Though, maintenance and service of the product will not be a part of retail wholesaler’s responsibility.
Limited service wholesalers
The function of limited service wholesalers is to stock the goods of a particular company and then selling it in a limited channel. These wholesalers do not cover all the channels and their turnover is limited.
For example, Company A wants to sell its goods online but the company is well aware that there can be a huge price war if it allows local distributors to sell the products. That’s why the company appoints an online wholesaler. This wholesaler has only limited jobs like to buy the goods, stock them and then to sell it.
Agents and brokers
Agents and brokers are mostly engaged in the real estate sector and in the chemical markets. The broker does not have to suffer any risk on his own. There is a producer on one side of the broker and the buyer on the other side. His only work is to crack the deal and to get a commission.
For example, there is a small lab who has a regular requirement of different lab material and there is a wholesaler in their area who works as a broker for many companies. The lab owner approaches the broker to buy the material. After talking with various manufacturers, the broker struck the deal. He gets the commission of 2% for his work. The work of the broker is to arrange the meetings with the suppliers to earn commissions.

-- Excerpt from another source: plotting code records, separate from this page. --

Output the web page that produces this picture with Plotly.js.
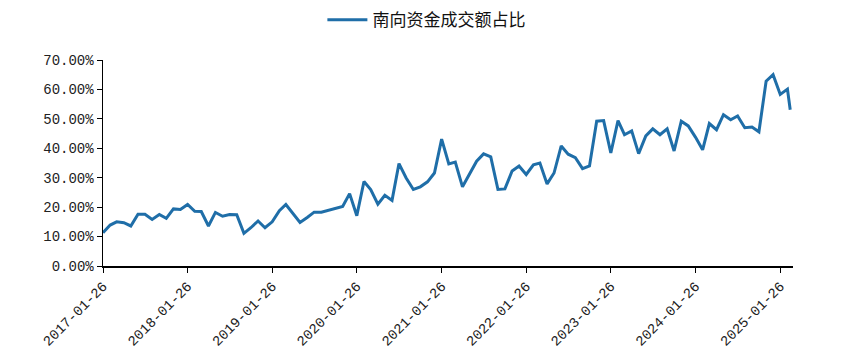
<!DOCTYPE html>
<html>
<head>
<meta charset="utf-8">
<script src="https://cdn.plot.ly/plotly-3.0.1.min.js"></script>
<style>html,body{margin:0;padding:0;background:#fff;}#chart{width:846px;height:360px;}</style>
</head>
<body>
<div id="chart"></div>
<script>
const seriesName = "南向资金成交额占比";
const startYear = 2017;
// monthly observations (26th of each month), values in %
const values = [
  11.3, 13.9, 15.0, 14.7, 13.6, 17.6, 17.6, 15.8, 17.5, 16.2, 19.4, 19.2,
  20.9, 18.6, 18.5, 13.6, 18.2, 16.9, 17.5, 17.4, 11.1, 13.0, 15.3, 13.0,
  15.0, 18.8, 20.9, 17.9, 14.8, 16.5, 18.3, 18.3, 18.9, 19.5, 20.2, 24.6,
  17.1, 28.7, 26.0, 21.0, 24.0, 22.3, 34.8, 29.9, 26.0, 26.9, 28.6, 31.6,
  43.1, 34.7, 35.3, 26.9, 31.4, 35.6, 38.1, 37.1, 26.0, 26.2, 32.3, 34.0,
  31.1, 34.4, 35.0, 27.9, 31.6, 40.8, 38.0, 36.8, 33.1, 34.0, 49.2, 49.4,
  38.4, 49.4, 44.6, 45.9, 38.2, 44.2, 46.6, 44.6, 46.6, 39.1, 49.2, 47.6,
  43.8, 39.5, 48.4, 46.3, 51.4, 49.7, 51.0, 47.0, 47.2, 45.6, 62.8, 65.0,
  58.3, 60.1
];
const lastDate = "2025-03-10";
const lastValue = 53.1;
const tickDates = ["2017-01-26","2018-01-26","2019-01-26","2020-01-26","2021-01-26","2022-01-26","2023-01-26","2024-01-26","2025-01-26"];

const dates = values.map((v, i) => {
  const y = startYear + Math.floor(i / 12);
  const m = (i % 12) + 1;
  return y + "-" + String(m).padStart(2, "0") + "-26";
});
dates.push(lastDate);
const ys = values.concat([lastValue]).map(v => v / 100);

const trace = {
  x: dates, y: ys, type: "scatter", mode: "lines", name: seriesName,
  line: {color: "#1F6EA8", width: 3}
};

const tickFont = {family: "Liberation Mono, DejaVu Sans Mono, monospace", size: 14, color: "#222"};

const layout = {
  width: 846, height: 360,
  margin: {l: 103, r: 53, t: 60, b: 94},
  paper_bgcolor: "#fff", plot_bgcolor: "#fff",
  showlegend: true,
  legend: {
    orientation: "h", xref: "container", yref: "container",
    x: 0.504, xanchor: "center", y: 0.944, yanchor: "middle",
    font: {family: "Noto Sans CJK SC", size: 17, color: "#111"},
    itemwidth: 40
  },
  xaxis: {
    type: "date",
    range: ["2017-01-26", "2025-03-22"],
    tickvals: tickDates, ticktext: tickDates,
    tickangle: -45,
    ticks: "outside", ticklen: 5, tickcolor: "#000", tickwidth: 1,
    showline: true, linecolor: "#000", linewidth: 1.5,
    showgrid: false, zeroline: false,
    tickfont: tickFont
  },
  yaxis: {
    range: [0, 0.7],
    dtick: 0.1, tick0: 0,
    tickformat: ".2%",
    ticks: "outside", ticklen: 5, tickcolor: "#000", tickwidth: 1,
    showline: true, linecolor: "#000", linewidth: 1.5,
    showgrid: false, zeroline: false,
    tickfont: tickFont
  }
};

Plotly.newPlot("chart", [trace], layout, {displayModeBar: false, staticPlot: true});
</script>
</body>
</html>
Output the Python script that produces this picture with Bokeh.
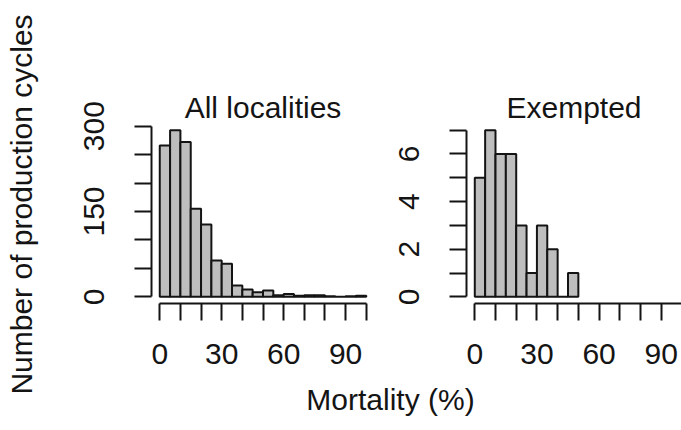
import math

from bokeh.plotting import figure
from bokeh.models import Range1d, FixedTicker, Label
from bokeh.layouts import row, column
from bokeh.embed import file_html
from bokeh.resources import INLINE

# Histogram bins (% mortality) and counts of production cycles per bin
bin_edges = [0, 5, 10, 15, 20, 25, 30, 35, 40, 45, 50,
             55, 60, 65, 70, 75, 80, 85, 90, 95, 100]
all_counts = [266, 293, 272, 155, 127, 64, 58, 20, 13, 8,
              11, 3, 5, 2, 3, 3, 1, 0, 1, 2]
exempt_counts = [5, 7, 6, 6, 3, 1, 3, 2, 0, 1]

# Axis ticks and which of them carry a label
x_ticks = [0, 10, 20, 30, 40, 50, 60, 70, 80, 90, 100]
x_labeled = [0, 30, 60, 90]
all_y_ticks = [0, 50, 100, 150, 200, 250, 300]
all_y_labeled = [0, 150, 300]
exempt_y_ticks = [0, 1, 2, 3, 4, 5, 6, 7]
exempt_y_labeled = [0, 2, 4, 6]

panel_titles = ["All localities", "Exempted"]
y_title = "Number of production cycles"
x_title = "Mortality (%)"

FONT = "Liberation Sans"
INK = "#141414"
BAR_FILL = "#bebebe"
TEXT_SIZE = "30px"

W, H = 681, 430
STRIP_W = 40          # left strip holding the shared y title
FRAME_TOP = 123
FRAME_H = 180
BOTTOM = 78


def overrides(ticks, labeled):
    return {t: (str(t) if t in labeled else "") for t in ticks}


def panel(counts, y_ticks, y_labeled, title, x_end, left, frame_w, right):
    ymax = max(counts)
    x_start = -4
    p = figure(title=title, frame_width=frame_w, frame_height=FRAME_H,
               x_range=Range1d(x_start, x_end),
               y_range=Range1d(-0.04 * ymax, 1.04 * ymax),
               min_border_left=left, min_border_right=right,
               min_border_top=FRAME_TOP, min_border_bottom=BOTTOM,
               toolbar_location=None, output_backend="svg")
    p.outline_line_color = None
    p.xgrid.visible = False
    p.ygrid.visible = False

    n = len(counts)
    p.quad(left=bin_edges[:n], right=bin_edges[1:n + 1], bottom=0, top=counts,
           fill_color=BAR_FILL, line_color=INK, line_width=2)

    p.xaxis.ticker = FixedTicker(ticks=x_ticks)
    p.xaxis.major_label_overrides = overrides(x_ticks, x_labeled)
    p.xaxis.bounds = (x_ticks[0], x_ticks[-1])
    p.xaxis.major_label_standoff = 23
    p.yaxis.ticker = FixedTicker(ticks=y_ticks)
    p.yaxis.major_label_overrides = overrides(y_ticks, y_labeled)
    p.yaxis.bounds = (y_ticks[0], y_ticks[-1])
    p.yaxis.major_label_orientation = "vertical"
    p.yaxis.major_label_standoff = 30

    for ax in (p.xaxis[0], p.yaxis[0]):
        ax.axis_line_color = INK
        ax.axis_line_width = 2
        ax.major_tick_line_color = INK
        ax.major_tick_line_width = 2
        ax.major_tick_out = 17
        ax.major_tick_in = 0
        ax.minor_tick_line_color = None
        ax.major_label_text_font = FONT
        ax.major_label_text_font_size = TEXT_SIZE
        ax.major_label_text_color = INK

    # title centred over x = 50 (middle of the 0-100 axis)
    px_per_unit = frame_w / (x_end - x_start)
    p.title.align = "center"
    p.title.offset = (50 - (x_start + x_end) / 2) * px_per_unit
    p.title.standoff = 0
    p.title.text_font = FONT
    p.title.text_font_size = TEXT_SIZE
    p.title.text_font_style = "normal"
    p.title.text_color = INK
    return p


p1 = panel(all_counts, all_y_ticks, all_y_labeled, panel_titles[0], 104, 111, 223, 6)
p2 = panel(exempt_counts, exempt_y_ticks, exempt_y_labeled, panel_titles[1], 99.8, 86, 215, 0)


def text_strip(width, height):
    s = figure(width=width, height=height, min_border=0,
               x_range=Range1d(0, 1), y_range=Range1d(0, 1),
               x_axis_location=None, y_axis_location=None,
               toolbar_location=None, output_backend="svg")
    s.outline_line_color = None
    s.xgrid.visible = False
    s.ygrid.visible = False
    return s


# Shared y title on the left
p0 = text_strip(STRIP_W, H)
p0.add_layout(Label(x=21, y=H - 204, x_units="screen", y_units="screen",
                    angle=math.pi / 2, text=y_title, text_font=FONT,
                    text_font_size=TEXT_SIZE, text_color=INK,
                    text_align="center", text_baseline="alphabetic"))

# Shared x title below both panels
strip_h = H - (FRAME_TOP + FRAME_H + BOTTOM)
p3 = text_strip(W - STRIP_W, strip_h)
p3.add_layout(Label(x=390 - STRIP_W, y=H - 409 + 10, x_units="screen", y_units="screen",
                    text=x_title, text_font=FONT, text_font_size=TEXT_SIZE,
                    text_color=INK, text_align="center", text_baseline="alphabetic"))

layout = row(p0, column(row(p1, p2), p3))
open("out.html", "w").write(file_html(layout, INLINE))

These wholesalers are engaged in wholesale of specialized products.
For example, a wholesaler of used cars who are engaged in selling the used cars to the customers or other dealers. He knows all the ins and outs of selling a second-hand car and renovating the used cars.
Specialized wholesalers are known for the product that they sell.
In the developing economies, as e-commerce tends to rise, the requirement for wholesalers is very less. Though various types of wholesalers are still used in the emerging markets.